C. Michael Pilato wrote:

>>  On 05/31/2013 10:35 AM, Julian Foad wrote:
>>>  Just an opinion from general experience in the world of computers. With
>>>  any system where some resource is reserved (locked), it can be useful to
>>>  find out who/what has the lock.  So, a system that tells me the repo is
>>>  currently locked by which of the following:
>>> 
>>>  commit
>>>  pack
>>>  freeze
>>>  ...
>>> 
>>>  would be useful, in my opinion.  An output that enumerates one of the
>>>  above list would be useful.
>> 
>>  Don't most OSes provide tooling for this, though?
> 
> Just to clarify, I'm talking about the likes of this:
> 
> $ cd ~/tests
> $ flock lockfile lsof | grep `pwd`/lockfile
> flock     2912   cmpilato    4uW     REG        8,5          0 3500312
> /home/cmpilato/tests/lockfile

That's OK for manual investigation, but we're looking for a solution that 
suitable for building into infrastructure management scripts, so it needs to be 
portable and reliable, and stable across OS upgrades and the like.

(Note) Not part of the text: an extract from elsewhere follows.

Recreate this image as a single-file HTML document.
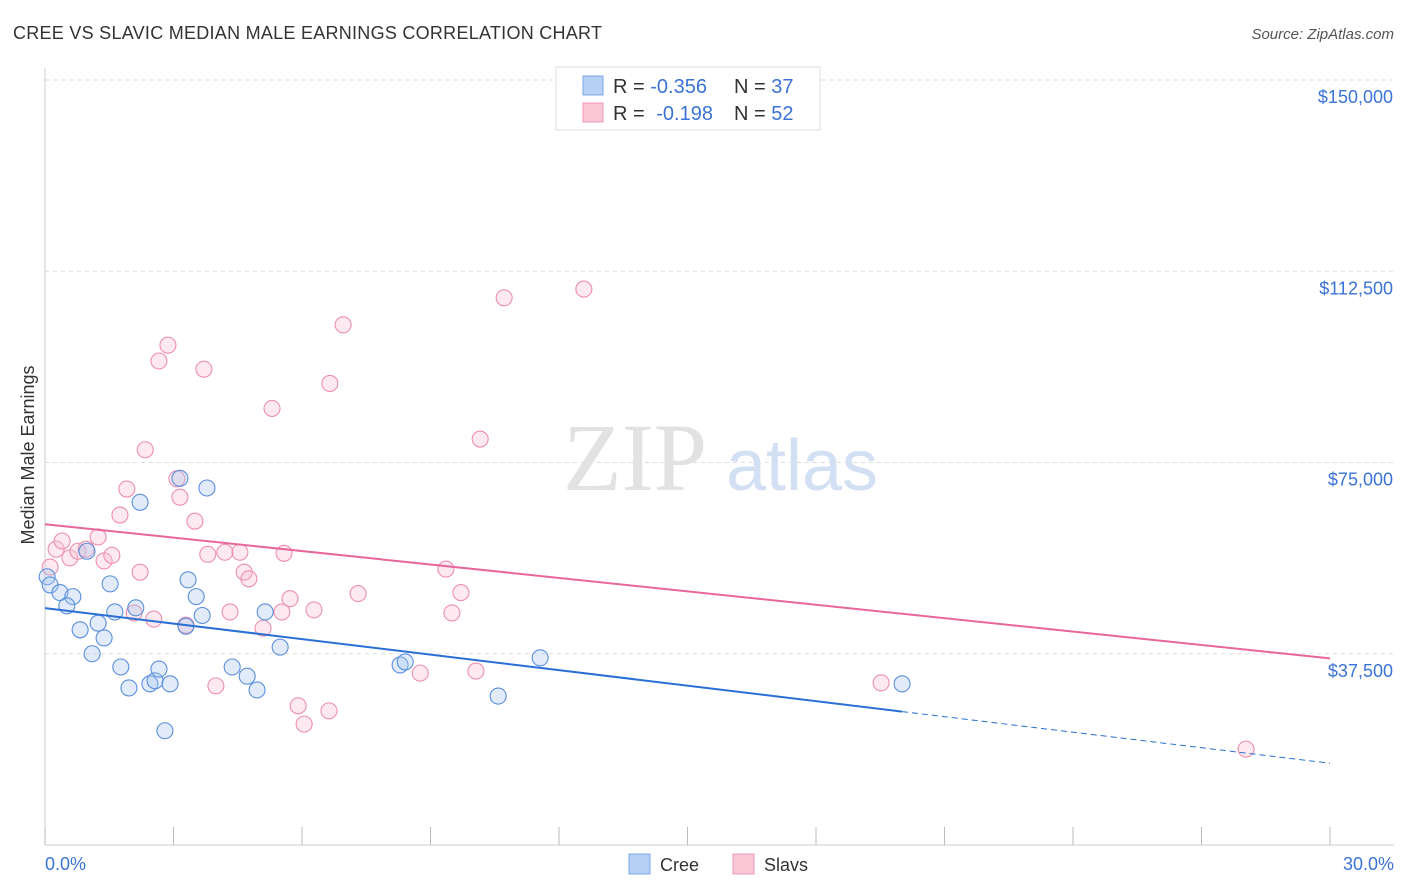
<!DOCTYPE html>
<html><head><meta charset="utf-8"><style>
body{margin:0;background:#fff;font-family:"Liberation Sans",sans-serif}
svg{display:block}
</style></head><body>
<svg id="chart" width="1406" height="892">
<text x="13" y="39" font-size="18" fill="#333" textLength="589">CREE VS SLAVIC MEDIAN MALE EARNINGS CORRELATION CHART</text>
<text x="1394" y="39" font-size="15" fill="#555" font-style="italic" text-anchor="end">Source: ZipAtlas.com</text>
<g id="grid"></g>
<text x="635" y="490" font-size="96" fill="#e2e2e2" font-family="Liberation Serif" text-anchor="middle">ZIP</text>
<text x="802" y="490" font-size="72" fill="#d3e0f3" text-anchor="middle">atlas</text>
<text transform="translate(34,455) rotate(-90)" font-size="18" fill="#333" text-anchor="middle">Median Male Earnings</text>
<g id="marks"></g>
<g>
<rect x="556" y="67" width="264" height="63" fill="#fff" stroke="#ddd"/>
<rect x="583" y="76" width="20" height="19" fill="#b7d0f5" stroke="#7ea6e6"/>
<rect x="583" y="103" width="20" height="19" fill="#f9c6d6" stroke="#ee9ab5"/>
<text x="613" y="93" font-size="20" fill="#333">R = <tspan fill="#3b73d6">-0.356</tspan><tspan x="734">N = </tspan><tspan fill="#3b73d6">37</tspan></text>
<text x="613" y="120" font-size="20" fill="#333">R = <tspan fill="#3b73d6" dx="6">-0.198</tspan><tspan x="734">N = </tspan><tspan fill="#3b73d6">52</tspan></text>
</g>
<g>
<rect x="629" y="854" width="21" height="20" fill="#b7d0f5" stroke="#7ea6e6"/>
<text x="660" y="871" font-size="18" fill="#333">Cree</text>
<rect x="733" y="854" width="21" height="20" fill="#f9c6d6" stroke="#ee9ab5"/>
<text x="764" y="871" font-size="18" fill="#333">Slavs</text>
</g>
<text x="45" y="870" font-size="18" fill="#3b73d6">0.0%</text>
<text x="1394" y="870" font-size="18" fill="#3b73d6" text-anchor="end">30.0%</text>
</svg>
<script>
const yTicks=[37500,75000,112500,150000];
const yTickLabels=["$37,500","$75,000","$112,500","$150,000"];
const xTicks=[0,3,6,9,12,15,18,21,24,27,30];
const creeX=[0.05,0.12,0.35,0.65,0.51,0.82,1.1,1.24,1.38,0.98,1.52,1.63,1.77,1.96,2.12,2.22,2.45,2.57,2.66,2.92,2.8,3.15,3.34,3.53,3.67,3.29,3.78,4.37,4.72,4.95,5.14,5.49,8.29,8.41,10.58,11.56,20.01];
const creeY=[52600,51000,49500,48700,46900,42200,37500,43500,40600,57600,51200,45700,34900,30800,46500,67200,31600,32200,34500,31600,22400,71900,52000,48700,45000,42900,70000,34900,33100,30400,45700,38800,35300,35900,29200,36700,31600];
const slavX=[0.12,0.26,0.4,0.58,0.77,0.96,1.24,1.38,1.56,1.75,1.91,2.08,2.22,2.34,2.54,2.66,2.87,3.08,3.15,3.29,3.5,3.71,3.8,3.99,4.32,4.55,4.65,4.76,4.2,5.09,5.3,5.53,5.58,5.72,5.91,6.05,6.28,6.65,6.63,6.96,7.31,8.76,9.36,9.5,9.71,10.06,10.16,10.72,12.58,19.52,28.04];
const slavY=[54500,58000,59600,56300,57600,58000,60400,55700,56800,64700,69800,45500,53500,77500,44300,94900,98000,71800,68200,43100,63500,93300,57000,31200,45700,57400,53500,52200,57400,42500,85600,45700,57200,48300,27300,23700,46100,90500,26300,102000,49300,33700,54100,45500,49500,34100,79600,107300,109000,31800,18800];
const X0=45,X1=1330,Y0=845,YMAX=150000,YTOP=80;
const xs=v=>X0+(X1-X0)*v/30, ys=v=>Y0-(Y0-YTOP)*v/YMAX;
const NS="http://www.w3.org/2000/svg";
function mk(t,a,p){const e=document.createElementNS(NS,t);for(const k in a)e.setAttribute(k,a[k]);p.appendChild(e);return e;}
const grid=document.getElementById('grid'),marks=document.getElementById('marks');
yTicks.forEach((v,i)=>{
 const l=mk('line',{x1:45,x2:1394,y1:ys(v),y2:ys(v),stroke:'#ddd','stroke-dasharray':'4,4'},grid);
 
 
 const t=mk('text',{x:1393,y:ys(v)+23,'font-size':18,fill:'#3b73d6','text-anchor':'end'},grid);
 t.textContent=yTickLabels[i];
 
 
});
mk('line',{x1:45,x2:45,y1:68,y2:845,stroke:'#ccc'},grid);
mk('line',{x1:45,x2:1394,y1:845,y2:845,stroke:'#ccc'},grid);
xTicks.forEach(v=>{const l=mk('line',{x1:xs(v),x2:xs(v),y1:827,y2:845,stroke:'#bbb'},grid);
 
 });
function fit(X,Y){const n=X.length,mx=X.reduce((a,b)=>a+b)/n,my=Y.reduce((a,b)=>a+b)/n;let sxy=0,sxx=0;for(let i=0;i<n;i++){sxy+=(X[i]-mx)*(Y[i]-my);sxx+=(X[i]-mx)**2;}const b=sxy/sxx;return [my-b*mx,b];}
function pts(X,Y,fill,stroke,name){X.forEach((x,i)=>{const c=mk('circle',{cx:xs(x),cy:ys(Y[i]),r:8,fill:fill,'fill-opacity':0.35,stroke:stroke,'stroke-width':1.1},marks);
 
 });}
pts(slavX,slavY,'#f9c0d2','#ec8fae','slavs-point');
pts(creeX,creeY,'#a9c6f2','#5a8fdc','cree-point');
let [a,b]=fit(creeX,creeY);
const xmax=Math.max(...creeX);
let l=mk('line',{x1:xs(0),y1:ys(a),x2:xs(xmax),y2:ys(a+b*xmax),stroke:'#2a6fd6','stroke-width':2},marks);


l=mk('line',{x1:xs(xmax),y1:ys(a+b*xmax),x2:xs(30),y2:ys(a+b*30),stroke:'#2a6fd6','stroke-width':1,'stroke-dasharray':'6,4'},marks);


[a,b]=fit(slavX,slavY);
l=mk('line',{x1:xs(0),y1:ys(a),x2:xs(30),y2:ys(a+b*30),stroke:'#e8679a','stroke-width':2},marks);


</script>
</body></html>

See Philip's original introduction to this email thread:

> One of my colleagues at WANdisco asked some questions about using
> freeze.  The first thing he wanted to know is how to detect whether a
> freeze is running.  There are various approaches: look at running
> processes, look at processes with the lock file open, implement some
> external lock, etc. but none are reliable or portable.  The only
> reliable way to do it is for Subversion to provide some sort of
> implementation.

(Wording tweak: I'd say "none are reliable *and* portable".)